All about Azure

Migrating MSA to AAD “fun” (rant)

I am starting to go through the Microsoft push to move from Microsoft Accounts (MSA, a.k.a. live.com accounts) to Azure Active Directory (AAD), their cloud-based enterprise solution to user and group management.

With a heavy investment in Azure, Visual Studio Team Services (VSTS), Visual Studio Subscriptions (formerly MSDN subscriptions), etc., this has been challenging.  We have run into issues with moving Azure subscriptions to AAD (previously managed via MSA).  We have run into PowerShell for Azure scripting issues.  We have run into automation issues between VSTS and Azure. VSTS has strange requirements with the primary email address on MSA must be the VS subscription email address (change the primary email address on your MSA and you won’t see your VS subscription, unless it is the free one).

Add to the fact that my MSA used to have a custom domain.  They offered it, promoted it, and then are taking it away although “grandfathering” those that had it.  But this has been problematic in that I couldn’t renew it and their support kept trying to push me over to the business side (Office 365) when it is part of Outlook Premium.  I finally gave up and moved my custom domain to Office 365 to make it more straight forward.  But I shouldn’t have had to do that, now having two separate accounts where before I had one.

I know we will get through this.  In the long run, it will probably be for the best.  In addition to my navigating from MSA to AAD, I also access multiple AADs, so that fun should be interesting when the time comes.

Microsoft should have continued to embrace custom domains with Outlook Premium (via MSA).  Microsoft should have done a much better job of supporting both MSA and AAD integration, giving us migration tools to map MSA accounts to AAD (with the MSA accounts approval of course) so resource access wasn’t lost or confusing (instead of having to work with Microsoft directly, where they have made mistakes because of the complex array of services over the decades via MSA).

I did look at an alternative to O365 and Outlook Premium once I knew I was in trouble with their policy changes that were well supported.  Unfortunately, there wasn’t much that could provide the Exchange Active Sync (EAS) capabilities along with Webmail and Outlook support (with all the features of Calendar, Inbox, Folders, Contacts, etc.).

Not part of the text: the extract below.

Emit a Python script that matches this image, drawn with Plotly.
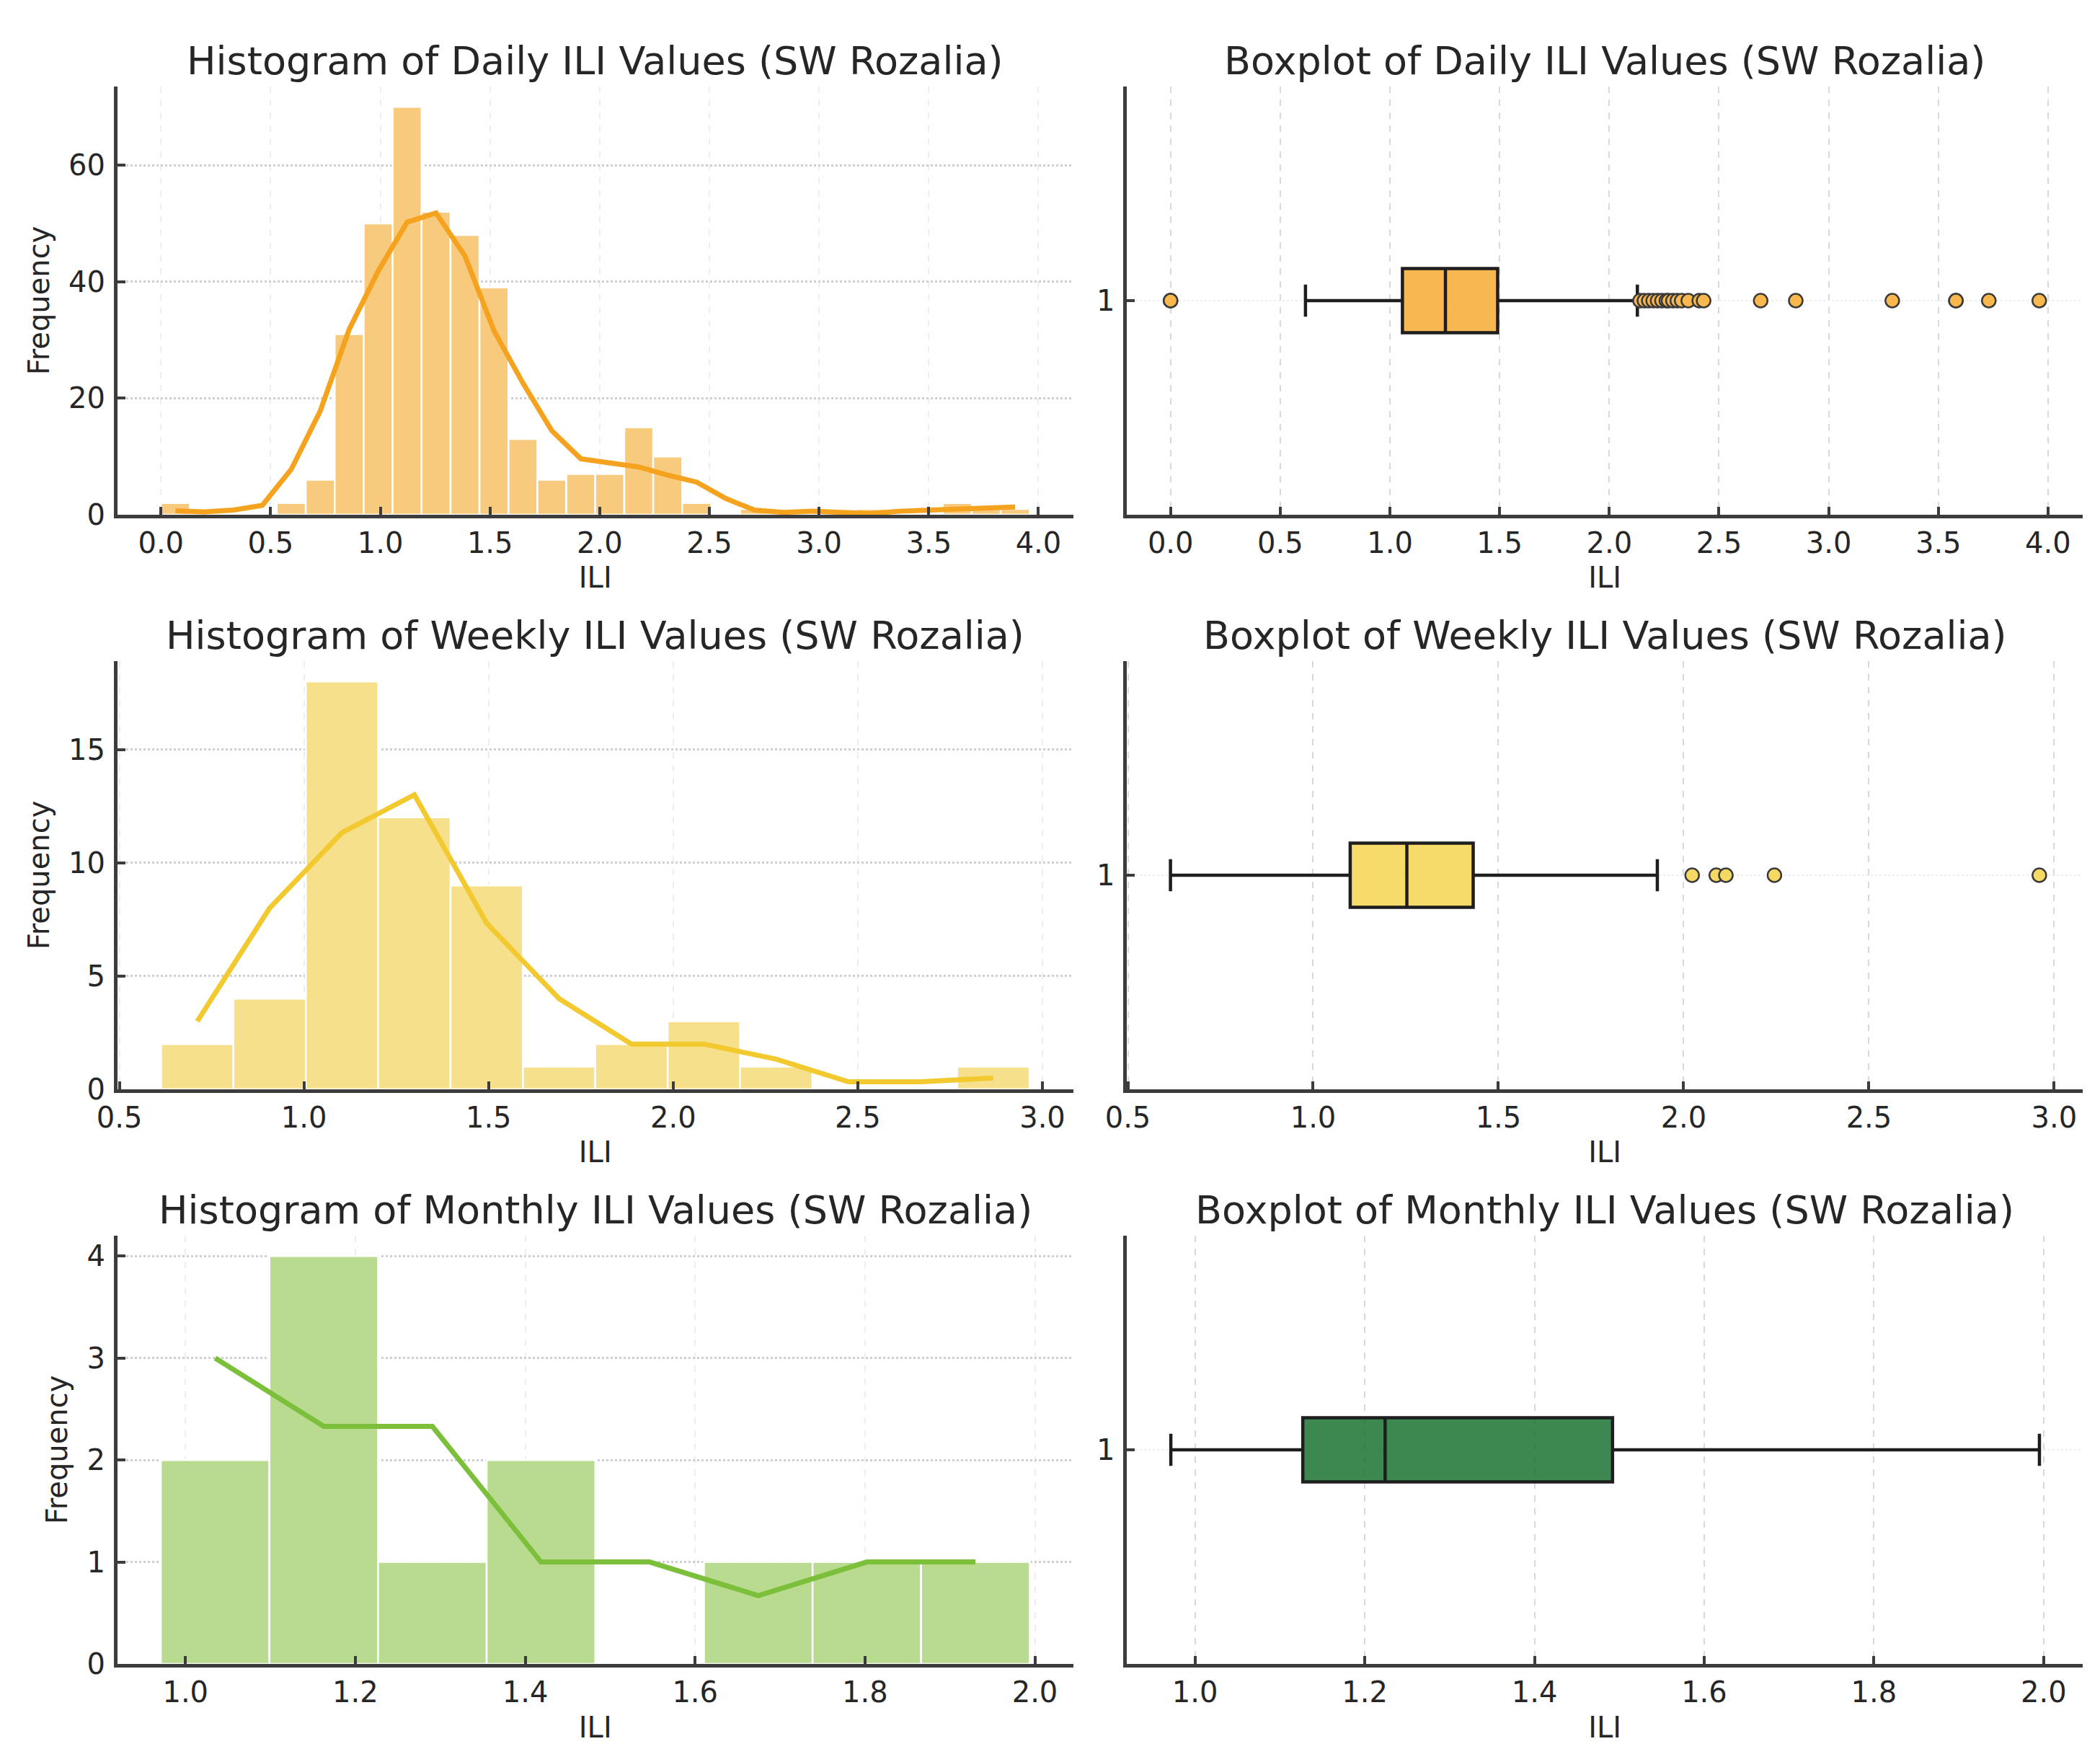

Joining Azure Active Directory (1703+)

The process of joining an Azure Active Directory (AAD), starting with Windows 10 build 1703, has changed.

Why Azure AD Domain Join?

There are a number of benefits of joining AAD so you are able to use your Azure AD / Office 365 login:

  1. Centralized login credentials, especially nice with multiple devices
  2. Eliminate Office 365 and Azure-based login prompts when accessing word-based resources (e.g. Single Sign-On or SSO).
  3. Enterprise-based roaming of user settings across joined devices without the need for a Microsoft Account (e.g. account.microsoft.com).
  4. Access to Windows Store for Business using the AAD account.
  5. Doesn’t require a Windows Domain Controller (Windows Active Directory, or WAD) for smaller businesses.

If you are an enterprise (or even a smaller business with local authentication services on Windows AD, you can connect AAD to WAD and automatically link devices via Group Policy to AAD.

This requires allowing devices to join the Azure Active Directory. This is done via the Azure AD Portal. Navigate to Azure Active Directory and Devices, and finally Device settings.

Notice that the setting Users may sync settings and app data across devices is missing. This is because Intune and AAD Premium are not being used.

Without this setting being enabled, on Windows 10, the following will be displayed (Sync is not available for your account. Contact your system administrator to resolve this.) to end users with respect to Syncing your settings (which is available when a Microsoft Account is used).

Azure AD Domain Join

Windows 10 devices can join AAD for centralized authentication and limited management (unless you have an Intune Subscription).

Click on Start and then Settings. Click on Accounts.

Click on Access work or school. Click on Connect.

Click on Join this device to Azure Active Directory link:

Ignore the fact that the title states Microsoft account, which could be confused with a Microsoft Account. This is the right place for using AAD logins.

Enter in your AAD login (email address) and click Next button:

Enter in the password for the account and click Sign in button (noting that your screen will look slightly different, depending on the branding done on the AAD side of things):

Confirm you are joining the right organization and click Join button:

If all goes well, you will receive a confirmation message and can click Done.

You are now connected to the domain AAD (so the account is technically AzureAD\youremail@domain.com using the previous examples).

It is recommended you restart your computer and login with the new login by clicking Other user on the login screen and entering the email address of your AAD login.